“Hiranyakashipu did not ask his young son anything that would be very difficult for him to answer; instead, he gave the boy a chance to speak plainly about whatever he thought might be best. Prahlada Maharaja, of course, being a perfect devotee, knew everything and could say what the best part of life is.” (Shrila Prabhupada, Shrimad Bhagavatam, 7.5.4 Purport)
It was a tough day at the office. One problem after another. It would be nice to have some predictability once in a while, but this world being temporary and miserable negates that opportunity.
A saving grace, if you will, is the prospect of returning home at night and meeting with the family. Sure, the wife might have a list of demands. Instead of understanding the difficulties involved with your occupation, she only complains about everything she had to do all day. You have to attend to various responsibilities around the house, but eventually it is time for dinner.
The family sits together, and since the children are attending school on a regular basis, your questions to them are on the subject of education. More specifically, what did they learn in school today. What topics were interesting and which ones were boring or beyond their level of understanding?
1. The ABCs
“Father, today we learned about the alphabet. I already knew a little from the books you gave me and the shows I watch on TV, but the teacher brought everything to life. To show me that the word ‘apple’ starts with the letter ‘A’, she had a real apple with her. There was a banana for the letter ‘B’. She asked the class to think of a word that started with ‘I’ and everyone had trouble. Then she showed a picture of an insect.”
2. Multiplication tables
“Today we learned about multiplication. Two times two equals four. Eight times eight is sixty-four. The teacher showed us the tables for all the numbers up to ten, and then after that we had to try to memorize. It took some time, but we divided into groups that had flash cards. My partner and I took turns looking at the flash cards and giving answers.”
3. History of the nation
“Dad, they talked about American history in class today. The Revolutionary War. George Washington. Benjamin Franklin. England and something about taxes and representing. I found it kind of boring. Why do we have to learn about stuff that happened hundreds of years ago? People back then didn’t even have TV. They had to travel with horse and buggy. Anyway, we’re supposed to write a short essay about the topic of the Boston Tea Party. I was sad to learn that it had nothing to do with a celebration. Something about people dressing up as Native Americans and throwing away tea.”

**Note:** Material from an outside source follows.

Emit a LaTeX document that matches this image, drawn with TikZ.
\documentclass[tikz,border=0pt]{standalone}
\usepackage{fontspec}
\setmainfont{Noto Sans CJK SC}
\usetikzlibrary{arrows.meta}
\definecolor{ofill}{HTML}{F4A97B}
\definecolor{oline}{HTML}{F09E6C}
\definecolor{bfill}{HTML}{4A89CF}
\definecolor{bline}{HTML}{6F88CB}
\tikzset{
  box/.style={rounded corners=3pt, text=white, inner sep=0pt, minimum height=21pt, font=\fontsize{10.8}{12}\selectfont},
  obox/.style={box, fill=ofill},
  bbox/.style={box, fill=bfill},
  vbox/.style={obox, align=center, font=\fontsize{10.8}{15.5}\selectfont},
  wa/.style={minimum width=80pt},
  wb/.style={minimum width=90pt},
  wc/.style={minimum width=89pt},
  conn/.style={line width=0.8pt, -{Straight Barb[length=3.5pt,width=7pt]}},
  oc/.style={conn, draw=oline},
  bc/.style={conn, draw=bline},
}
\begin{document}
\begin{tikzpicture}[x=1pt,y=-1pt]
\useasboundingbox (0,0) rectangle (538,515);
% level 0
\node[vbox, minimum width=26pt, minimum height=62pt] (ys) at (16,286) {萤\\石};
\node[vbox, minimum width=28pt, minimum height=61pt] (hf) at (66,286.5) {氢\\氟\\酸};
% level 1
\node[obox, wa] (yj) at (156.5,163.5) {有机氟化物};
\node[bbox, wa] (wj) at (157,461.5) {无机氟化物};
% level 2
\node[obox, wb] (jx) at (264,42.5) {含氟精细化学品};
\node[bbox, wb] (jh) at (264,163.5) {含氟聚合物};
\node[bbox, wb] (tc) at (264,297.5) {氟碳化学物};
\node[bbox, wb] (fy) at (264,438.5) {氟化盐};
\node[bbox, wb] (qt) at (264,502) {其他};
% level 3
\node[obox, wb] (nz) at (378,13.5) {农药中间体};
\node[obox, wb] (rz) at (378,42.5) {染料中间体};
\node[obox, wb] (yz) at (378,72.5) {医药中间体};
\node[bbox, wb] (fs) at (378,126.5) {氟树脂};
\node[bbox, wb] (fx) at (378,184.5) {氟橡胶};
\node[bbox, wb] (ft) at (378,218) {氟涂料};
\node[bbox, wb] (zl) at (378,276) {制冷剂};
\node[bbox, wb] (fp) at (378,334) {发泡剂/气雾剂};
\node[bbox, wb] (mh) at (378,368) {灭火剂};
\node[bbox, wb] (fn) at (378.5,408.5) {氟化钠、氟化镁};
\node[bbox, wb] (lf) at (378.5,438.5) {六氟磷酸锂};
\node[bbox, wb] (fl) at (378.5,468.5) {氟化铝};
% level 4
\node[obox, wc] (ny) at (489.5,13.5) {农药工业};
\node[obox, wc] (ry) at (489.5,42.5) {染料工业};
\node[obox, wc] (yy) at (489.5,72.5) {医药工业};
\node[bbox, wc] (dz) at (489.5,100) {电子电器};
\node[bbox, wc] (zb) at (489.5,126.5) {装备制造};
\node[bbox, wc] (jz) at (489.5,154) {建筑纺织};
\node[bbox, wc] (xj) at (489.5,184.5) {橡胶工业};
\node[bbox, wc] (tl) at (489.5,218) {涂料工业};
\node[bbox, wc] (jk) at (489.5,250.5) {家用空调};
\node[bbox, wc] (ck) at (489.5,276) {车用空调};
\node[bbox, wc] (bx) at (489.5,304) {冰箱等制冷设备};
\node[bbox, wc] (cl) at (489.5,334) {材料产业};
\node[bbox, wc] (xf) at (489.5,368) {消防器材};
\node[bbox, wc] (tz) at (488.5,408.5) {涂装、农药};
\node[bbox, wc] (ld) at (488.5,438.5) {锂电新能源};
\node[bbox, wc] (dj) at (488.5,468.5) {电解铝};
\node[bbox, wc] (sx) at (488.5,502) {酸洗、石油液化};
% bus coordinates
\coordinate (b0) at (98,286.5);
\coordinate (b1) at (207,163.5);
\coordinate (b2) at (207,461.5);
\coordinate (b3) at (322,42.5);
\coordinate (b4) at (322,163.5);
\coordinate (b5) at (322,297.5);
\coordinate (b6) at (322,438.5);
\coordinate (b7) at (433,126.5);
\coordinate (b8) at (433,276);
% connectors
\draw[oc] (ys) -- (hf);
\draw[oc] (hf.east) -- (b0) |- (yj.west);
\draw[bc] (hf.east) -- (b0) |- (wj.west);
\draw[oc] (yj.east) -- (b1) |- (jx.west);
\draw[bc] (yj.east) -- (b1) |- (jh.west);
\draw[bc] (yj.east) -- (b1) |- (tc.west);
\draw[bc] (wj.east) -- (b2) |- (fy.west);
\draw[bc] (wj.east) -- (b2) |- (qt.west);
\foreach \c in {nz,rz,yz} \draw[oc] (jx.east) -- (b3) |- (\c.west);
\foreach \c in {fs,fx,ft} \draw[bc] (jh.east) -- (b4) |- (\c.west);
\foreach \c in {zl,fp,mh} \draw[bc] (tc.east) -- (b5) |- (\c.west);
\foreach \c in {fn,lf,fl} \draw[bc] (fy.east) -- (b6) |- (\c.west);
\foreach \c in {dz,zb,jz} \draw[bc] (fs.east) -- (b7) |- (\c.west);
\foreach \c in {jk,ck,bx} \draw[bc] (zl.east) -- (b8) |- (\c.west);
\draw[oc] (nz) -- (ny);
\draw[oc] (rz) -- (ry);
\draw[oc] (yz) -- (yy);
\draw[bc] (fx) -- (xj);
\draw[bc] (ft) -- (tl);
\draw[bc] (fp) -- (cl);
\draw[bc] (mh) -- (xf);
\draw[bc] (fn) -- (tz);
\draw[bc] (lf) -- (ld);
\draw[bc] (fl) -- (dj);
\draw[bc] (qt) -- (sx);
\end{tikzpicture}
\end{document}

4. The difficulties associated with accepting a temporary body
What child would actually bring this subject up? Moreover, what school would even teach it? Prahlada Maharaja received the question directly from the father, King Hiranyakashipu. It began as an affectionate exchange. The king wanted to see how his son’s education was progressing. Were the teachers focusing on the right subject matter? Was the child interested in learning? Were there any specific topics that would spark the boy’s enthusiasm?

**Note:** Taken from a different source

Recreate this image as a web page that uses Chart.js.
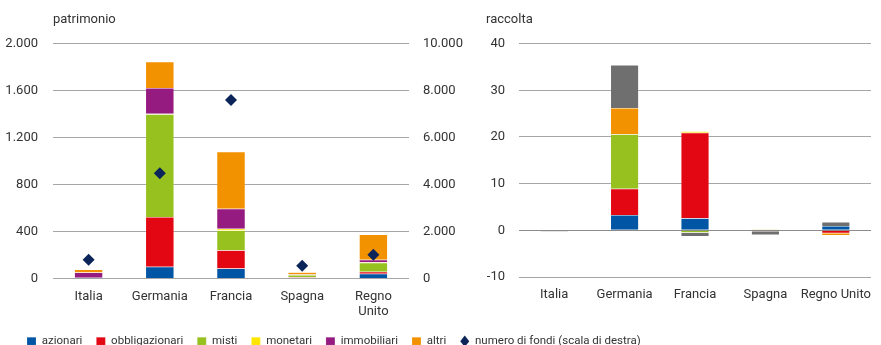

Prahlada described principles that hardly anyone in the world followed, let alone knew about. The material body is temporary, and with the association there are so many embarrassing conditions. A person may rise to the stature of king, but eventually there will be a fall. What goes up must come down, and everything is left behind at the time of death.
This was such a wonderful instruction, expected to open the eyes of any sober-minded person. Coming from such a young child, a parent should be so proud. Of course, Hiranyakashipu was the best of the asuras, or bad people. He did not understand that Prahlada not only repeated such instruction, but believed in it wholeheartedly. Something had to be wrong, and so appropriate measures would need to be taken.
At dinner table sitting near,
To wife and children so dear.
Discussion to school day turning,
And what most interesting learning.
The alphabet one child to say,
Another with multiplication to play.
How about temporary body’s embarrassment?
This to Prahlada brought harassment.